Entries
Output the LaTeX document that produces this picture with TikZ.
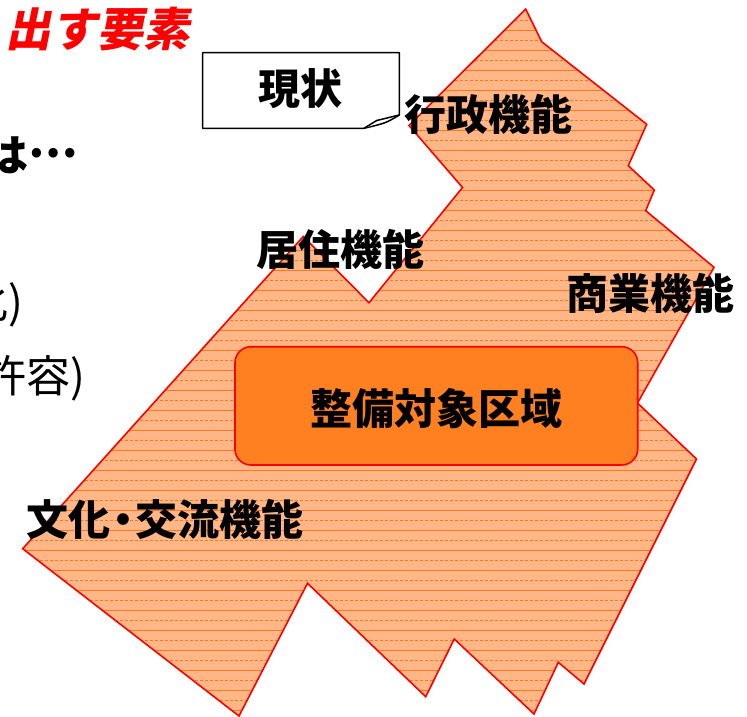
\documentclass[tikz,border=0pt]{standalone}
\usepackage{fontspec}
\newfontfamily\jp{Noto Sans CJK JP}
\newfontfamily\jpsl{Noto Sans CJK JP}[FakeSlant=0.2]
\definecolor{polyfill}{RGB}{255,183,135}
\definecolor{hatch}{RGB}{255,120,30}
\definecolor{zonefill}{RGB}{255,128,32}
\begin{document}
\begin{tikzpicture}[x=1pt,y=-1pt,
  lbl/.style={font={\jp\bfseries\fontsize{42}{42}\selectfont}, inner sep=0pt, text=black},
  side/.style={font={\jp\fontsize{44}{44}\selectfont}, inner sep=0pt, text=black},
  sideb/.style={font={\jp\bfseries\fontsize{44}{44}\selectfont}, inner sep=0pt, text=black},
  heading/.style={font={\jpsl\bfseries\fontsize{46}{46}\selectfont}, inner sep=0pt, text=red},
  outline/.style={draw=red, line width=1.6pt, line join=miter},
  hline/.style={draw=hatch, line width=0.9pt},
  hdash/.style={draw=hatch, line width=0.9pt, dash pattern=on 3pt off 2pt},
  zonebox/.style={draw=red, line width=1.6pt, fill=zonefill, rounded corners=16pt},
  memo/.style={draw=black, line width=1.5pt, fill=white, line join=round}]
\useasboundingbox (0,0) rectangle (747,716);

% polygon vertices
\coordinate (p1) at (525.7,9);
\coordinate (p2) at (541.7,41.7);
\coordinate (p3) at (646.7,124.3);
\coordinate (p4) at (628.3,165.7);
\coordinate (p5) at (654.3,190);
\coordinate (p6) at (645.7,210.7);
\coordinate (p7) at (714,267.3);
\coordinate (p8) at (637.5,403);
\coordinate (p9) at (696.5,459);
\coordinate (p10) at (584,684);
\coordinate (p11) at (558.3,662.3);
\coordinate (p12) at (534,714);
\coordinate (p13) at (454.3,639);
\coordinate (p14) at (425.7,696.7);
\coordinate (p15) at (307.5,583.3);
\coordinate (p16) at (239,716);
\coordinate (p17) at (22.7,548.7);
\coordinate (p18) at (303.3,236.5);
\coordinate (p19) at (369,302.7);
\coordinate (p20) at (462.5,187.5);
\coordinate (p21) at (409,125.5);

\begin{scope}
  \clip (p1) -- (p2) -- (p3) -- (p4) -- (p5) -- (p6) -- (p7) -- (p8) -- (p9) -- (p10) -- (p11) -- (p12) -- (p13) -- (p14) -- (p15) -- (p16) -- (p17) -- (p18) -- (p19) -- (p20) -- (p21) -- cycle;
  \fill[polyfill] (0,0) rectangle (747,716);
  \foreach \y in {10,30,...,710} { \draw[hline] (0,\y) -- (747,\y); }
  \foreach \y in {20,40,...,700} { \draw[hdash] (0,\y) -- (747,\y); }
\end{scope}
\draw[outline] (p1) -- (p2) -- (p3) -- (p4) -- (p5) -- (p6) -- (p7) -- (p8) -- (p9) -- (p10) -- (p11) -- (p12) -- (p13) -- (p14) -- (p15) -- (p16) -- (p17) -- (p18) -- (p19) -- (p20) -- (p21) -- cycle;

% target zone
\draw[zonebox] (235,346.7) rectangle (637.7,465);
\node[lbl] (zone) at (436,409) {整備対象区域};

% function labels
\node[lbl] (gyosei) at (488,114) {行政機能};
\node[lbl] (kyoju) at (340,249) {居住機能};
\node[lbl] (shogyo) at (650,293) {商業機能};
\node[lbl] (bunka) at (165,519) {文化\kern-9pt・\kern-9pt交流機能};

% memo box with curled corner
\draw[memo] (202.7,52.7) -- (399.3,52.7) -- (399.3,115)
  .. controls (386,123) .. (364,128.3) -- (202.7,128.3) -- cycle;
\draw[memo] (364,128.3) -- (376.7,120.5) -- (399.3,115);
\node[lbl] (genjo) at (300,89) {現状};

% partial texts at the left edge
\node[heading, anchor=east] (youso) at (190,29) {出す要素};
\node[sideb, anchor=east] (ha) at (78,155) {は\raisebox{0.3em}{…}};
\node[side, anchor=east] (ka) at (24,305) {化)};
\node[side, anchor=east] (kyoyo) at (86,378) {許容)};
\end{tikzpicture}
\end{document}
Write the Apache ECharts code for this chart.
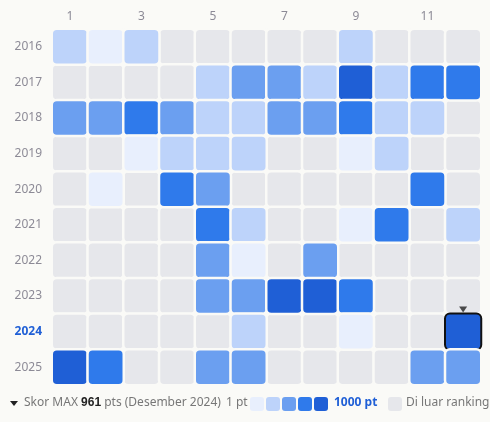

Aim
Leaving aside the images, write out the entries above word for word.

Output of the exercise
Output the LaTeX document that produces this picture with TikZ.
\documentclass[tikz,border=0pt]{standalone}
\usepackage{fontspec}
\newfontfamily\jp{Noto Sans CJK JP}
\newfontfamily\jpsl{Noto Sans CJK JP}[FakeSlant=0.2]
\definecolor{polyfill}{RGB}{255,183,135}
\definecolor{hatch}{RGB}{255,120,30}
\definecolor{zonefill}{RGB}{255,128,32}
\begin{document}
\begin{tikzpicture}[x=1pt,y=-1pt,
  lbl/.style={font={\jp\bfseries\fontsize{42}{42}\selectfont}, inner sep=0pt, text=black},
  side/.style={font={\jp\fontsize{44}{44}\selectfont}, inner sep=0pt, text=black},
  sideb/.style={font={\jp\bfseries\fontsize{44}{44}\selectfont}, inner sep=0pt, text=black},
  heading/.style={font={\jpsl\bfseries\fontsize{46}{46}\selectfont}, inner sep=0pt, text=red},
  outline/.style={draw=red, line width=1.6pt, line join=miter},
  hline/.style={draw=hatch, line width=0.9pt},
  hdash/.style={draw=hatch, line width=0.9pt, dash pattern=on 3pt off 2pt},
  zonebox/.style={draw=red, line width=1.6pt, fill=zonefill, rounded corners=16pt},
  memo/.style={draw=black, line width=1.5pt, fill=white, line join=round}]
\useasboundingbox (0,0) rectangle (747,716);

% polygon vertices
\coordinate (p1) at (525.7,9);
\coordinate (p2) at (541.7,41.7);
\coordinate (p3) at (646.7,124.3);
\coordinate (p4) at (628.3,165.7);
\coordinate (p5) at (654.3,190);
\coordinate (p6) at (645.7,210.7);
\coordinate (p7) at (714,267.3);
\coordinate (p8) at (637.5,403);
\coordinate (p9) at (696.5,459);
\coordinate (p10) at (584,684);
\coordinate (p11) at (558.3,662.3);
\coordinate (p12) at (534,714);
\coordinate (p13) at (454.3,639);
\coordinate (p14) at (425.7,696.7);
\coordinate (p15) at (307.5,583.3);
\coordinate (p16) at (239,716);
\coordinate (p17) at (22.7,548.7);
\coordinate (p18) at (303.3,236.5);
\coordinate (p19) at (369,302.7);
\coordinate (p20) at (462.5,187.5);
\coordinate (p21) at (409,125.5);

\begin{scope}
  \clip (p1) -- (p2) -- (p3) -- (p4) -- (p5) -- (p6) -- (p7) -- (p8) -- (p9) -- (p10) -- (p11) -- (p12) -- (p13) -- (p14) -- (p15) -- (p16) -- (p17) -- (p18) -- (p19) -- (p20) -- (p21) -- cycle;
  \fill[polyfill] (0,0) rectangle (747,716);
  \foreach \y in {10,30,...,710} { \draw[hline] (0,\y) -- (747,\y); }
  \foreach \y in {20,40,...,700} { \draw[hdash] (0,\y) -- (747,\y); }
\end{scope}
\draw[outline] (p1) -- (p2) -- (p3) -- (p4) -- (p5) -- (p6) -- (p7) -- (p8) -- (p9) -- (p10) -- (p11) -- (p12) -- (p13) -- (p14) -- (p15) -- (p16) -- (p17) -- (p18) -- (p19) -- (p20) -- (p21) -- cycle;

% target zone
\draw[zonebox] (235,346.7) rectangle (637.7,465);
\node[lbl] (zone) at (436,409) {整備対象区域};

% function labels
\node[lbl] (gyosei) at (488,114) {行政機能};
\node[lbl] (kyoju) at (340,249) {居住機能};
\node[lbl] (shogyo) at (650,293) {商業機能};
\node[lbl] (bunka) at (165,519) {文化\kern-9pt・\kern-9pt交流機能};

% memo box with curled corner
\draw[memo] (202.7,52.7) -- (399.3,52.7) -- (399.3,115)
  .. controls (386,123) .. (364,128.3) -- (202.7,128.3) -- cycle;
\draw[memo] (364,128.3) -- (376.7,120.5) -- (399.3,115);
\node[lbl] (genjo) at (300,89) {現状};

% partial texts at the left edge
\node[heading, anchor=east] (youso) at (190,29) {出す要素};
\node[sideb, anchor=east] (ha) at (78,155) {は\raisebox{0.3em}{…}};
\node[side, anchor=east] (ka) at (24,305) {化)};
\node[side, anchor=east] (kyoyo) at (86,378) {許容)};
\end{tikzpicture}
\end{document}
Write the Apache ECharts code for this chart.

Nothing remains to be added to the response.